Our house is old. Not amazingly old, but old enough. Much of the glass in the house is from 1893. The windows are almost all double hung 1 over 1 (no mullions). Simple, but big panes. The last time I bought window glass, it was 22 dollars a pane, and that was at least 5 years ago. A pain in the wallet repairing windows.

But there are areas of the house that I am not willing to change the architectural features of the house by putting in replacement windows. But the little bathroom in the Elle that is in the shadow of the barn and looks out into a corner of the backyard was not one I felt so sensitive about. With the renovations in that bathroom, I had been meaning to replace the window anyway, but this summer, the mower picked up a chunk of wood and threw it through the window. Rather than repair the old wooden sash and glass, I shelled out for a replacement window. I was pleasantly surprised at the cost, about $165 for an argon filled, low e glass and tempered double panes. It was a special order (odd size 28 X 68) and took three weeks to get it. I ordered it through my local building supply company. I checked at the big box stores, and it would have been twice as much.

Installing it was very easy (lucky the house is still straight and true). Remove the old sashes, stops, ropes and pulleys. Check the new window for size. Put good caulking around it and slide it into place. Replace the molding and trim and a little extra caulk from the outside.

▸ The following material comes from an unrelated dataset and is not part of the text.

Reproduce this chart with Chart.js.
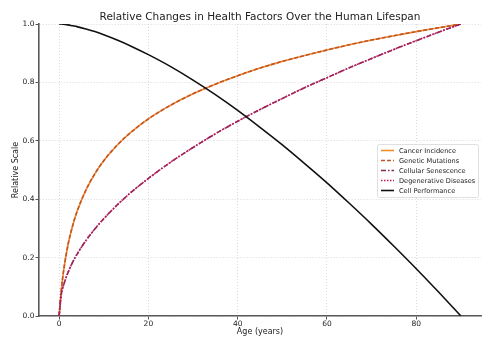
<!DOCTYPE html>
<html>
<head>
<meta charset="utf-8">
<script src="https://cdn.jsdelivr.net/npm/chart.js@4"></script>
<style>
html, body { margin: 0; padding: 0; background: #fff; }
#wrap { width: 493px; height: 351px; }
</style>
</head>
<body>
<div id="wrap"><canvas id="myChart"></canvas></div>
<script>
var ages = [0, 0.5, 1, 2, 3, 4, 6, 8, 10, 13, 16, 20, 25, 30, 35, 40, 45, 50, 55, 60, 65, 70, 75, 80, 85, 90];

// cancer incidence and genetic mutations follow the same curve in the picture
var cancerIncidence = [0, 0.090, 0.154, 0.244, 0.307, 0.357, 0.431, 0.487, 0.532, 0.585, 0.628, 0.675, 0.722, 0.761, 0.794, 0.823, 0.849, 0.872, 0.892, 0.911, 0.929, 0.945, 0.960, 0.974, 0.987, 1.0];
var geneticMutations = [0, 0.090, 0.154, 0.244, 0.307, 0.357, 0.431, 0.487, 0.532, 0.585, 0.628, 0.675, 0.722, 0.761, 0.794, 0.823, 0.849, 0.872, 0.892, 0.911, 0.929, 0.945, 0.960, 0.974, 0.987, 1.0];

// senescence and degenerative diseases overlap too
var cellularSenescence = [0, 0.075, 0.105, 0.149, 0.183, 0.211, 0.258, 0.298, 0.333, 0.380, 0.422, 0.471, 0.527, 0.577, 0.624, 0.667, 0.707, 0.745, 0.782, 0.816, 0.850, 0.882, 0.913, 0.943, 0.972, 1.0];
var degenerativeDiseases = [0, 0.075, 0.105, 0.149, 0.183, 0.211, 0.258, 0.298, 0.333, 0.380, 0.422, 0.471, 0.527, 0.577, 0.624, 0.667, 0.707, 0.745, 0.782, 0.816, 0.850, 0.882, 0.913, 0.943, 0.972, 1.0];

var cellPerformance = [1.0, 1.0, 0.999, 0.997, 0.994, 0.991, 0.983, 0.974, 0.963, 0.945, 0.925, 0.895, 0.854, 0.808, 0.758, 0.704, 0.646, 0.586, 0.522, 0.456, 0.386, 0.314, 0.239, 0.162, 0.082, 0];

var seriesNames = ['Cancer Incidence', 'Genetic Mutations', 'Cellular Senescence', 'Degenerative Diseases', 'Cell Performance'];
var xTickValues = [0, 20, 40, 60, 80];

var colors = ['#F28C28', '#C0542A', '#7E2A58', '#C2185B', '#111111'];
var dashes = [[], [4, 2], [5, 2, 1.5, 2], [1.5, 1.5], []];

function toPoints(values) {
  var pts = [];
  for (var i = 0; i < ages.length; i++) {
    pts.push({x: ages[i], y: values[i]});
  }
  return pts;
}

var allSeries = [cancerIncidence, geneticMutations, cellularSenescence, degenerativeDiseases, cellPerformance];
var datasets = [];
for (var i = 0; i < allSeries.length; i++) {
  datasets.push({
    label: seriesNames[i],
    data: toPoints(allSeries[i]),
    borderColor: colors[i],
    borderWidth: 1.6,
    borderDash: dashes[i],
    pointRadius: 0,
    fill: false,
    cubicInterpolationMode: 'monotone',
    order: allSeries.length - i   // later series on top, like the original
  });
}

// legend drawn inside the plot, right middle
var insideLegend = {
  id: 'insideLegend',
  afterDraw: function(chart) {
    var ctx = chart.ctx;
    var x0 = 377, y0 = 144, w = 101, h = 53;
    ctx.save();
    ctx.fillStyle = 'rgba(255,255,255,0.9)';
    ctx.strokeStyle = '#d8d8d8';
    ctx.lineWidth = 0.8;
    ctx.beginPath();
    ctx.roundRect(x0 + 0.5, y0 + 0.5, w, h, 2);
    ctx.fill();
    ctx.stroke();
    ctx.font = '6.6px "DejaVu Sans"';
    ctx.textBaseline = 'middle';
    for (var i = 0; i < seriesNames.length; i++) {
      var y = y0 + 6.5 + i * 10;
      ctx.strokeStyle = colors[i];
      ctx.lineWidth = 1.6;
      ctx.setLineDash(dashes[i]);
      ctx.beginPath();
      ctx.moveTo(381, y);
      ctx.lineTo(394, y);
      ctx.stroke();
      ctx.setLineDash([]);
      ctx.fillStyle = '#222';
      ctx.fillText(seriesNames[i], 399, y + 0.5);
    }
    ctx.restore();
  }
};

var tickFont = {family: '"DejaVu Sans"', size: 7.5};
var gridOpts = {
  color: '#cfcfcf',
  lineWidth: 0.8,
  tickColor: '#555',
  tickBorderDash: [],
  tickLength: 3.5,
  tickWidth: 1
};
// in v4 the dash of the grid lines sits under border
var borderOpts = {display: true, color: '#5a5a5a', width: 1.6, dash: [1, 2]};

const ctx = document.getElementById('myChart');
const myChart = new Chart(ctx, {
  type: 'line',
  data: {datasets: datasets},
  plugins: [insideLegend],
  options: {
    responsive: true,
    maintainAspectRatio: false,
    animation: false,
    layout: {padding: {left: 0, right: 12, top: 0, bottom: 0}},
    plugins: {
      legend: {display: false},
      tooltip: {enabled: false},
      title: {
        display: true,
        fullSize: false,
        text: 'Relative Changes in Health Factors Over the Human Lifespan',
        color: '#222',
        font: {family: '"DejaVu Sans"', size: 10.5, weight: 'normal', lineHeight: 1.2},
        padding: {top: 11, bottom: 0.4}
      }
    },
    scales: {
      x: {
        type: 'linear',
        min: -4.5,
        max: 94.5,
        afterBuildTicks: function(scale) {
          scale.ticks = xTickValues.map(function(v) { return {value: v}; });
        },
        afterFit: function(scale) { scale.height = 35; },
        ticks: {font: tickFont, color: '#222', padding: 0, maxRotation: 0},
        grid: gridOpts,
        border: borderOpts,
        title: {
          display: true,
          text: 'Age (years)',
          color: '#222',
          font: {family: '"DejaVu Sans"', size: 8},
          padding: {top: 0, bottom: 14}
        }
      },
      y: {
        min: 0,
        max: 1,
        afterFit: function(scale) { scale.width = 39; },
        ticks: {
          stepSize: 0.2,
          font: tickFont,
          color: '#222',
          padding: 1,
          callback: function(v) { return v.toFixed(1); }
        },
        grid: gridOpts,
        border: borderOpts,
        title: {
          display: true,
          text: 'Relative Scale',
          color: '#222',
          font: {family: '"DejaVu Sans"', size: 8},
          padding: {top: 11, bottom: 0}
        }
      }
    }
  }
});
</script>
</body>
</html>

I am happy with the result. This is a window that will help keep the bathroom warm, minimize condensation, never need painting, functions very well. But I have to admit I will not be replacing the windows in the rest of the house anytime soon. It definitely has a more modern feel that I would not want to spread throughout the house. There are a few places that are largely out of sight that are appropriate for these windows, though. For the rest, I am lucky that the old windows are mostly in good shape and protected by good storm windows.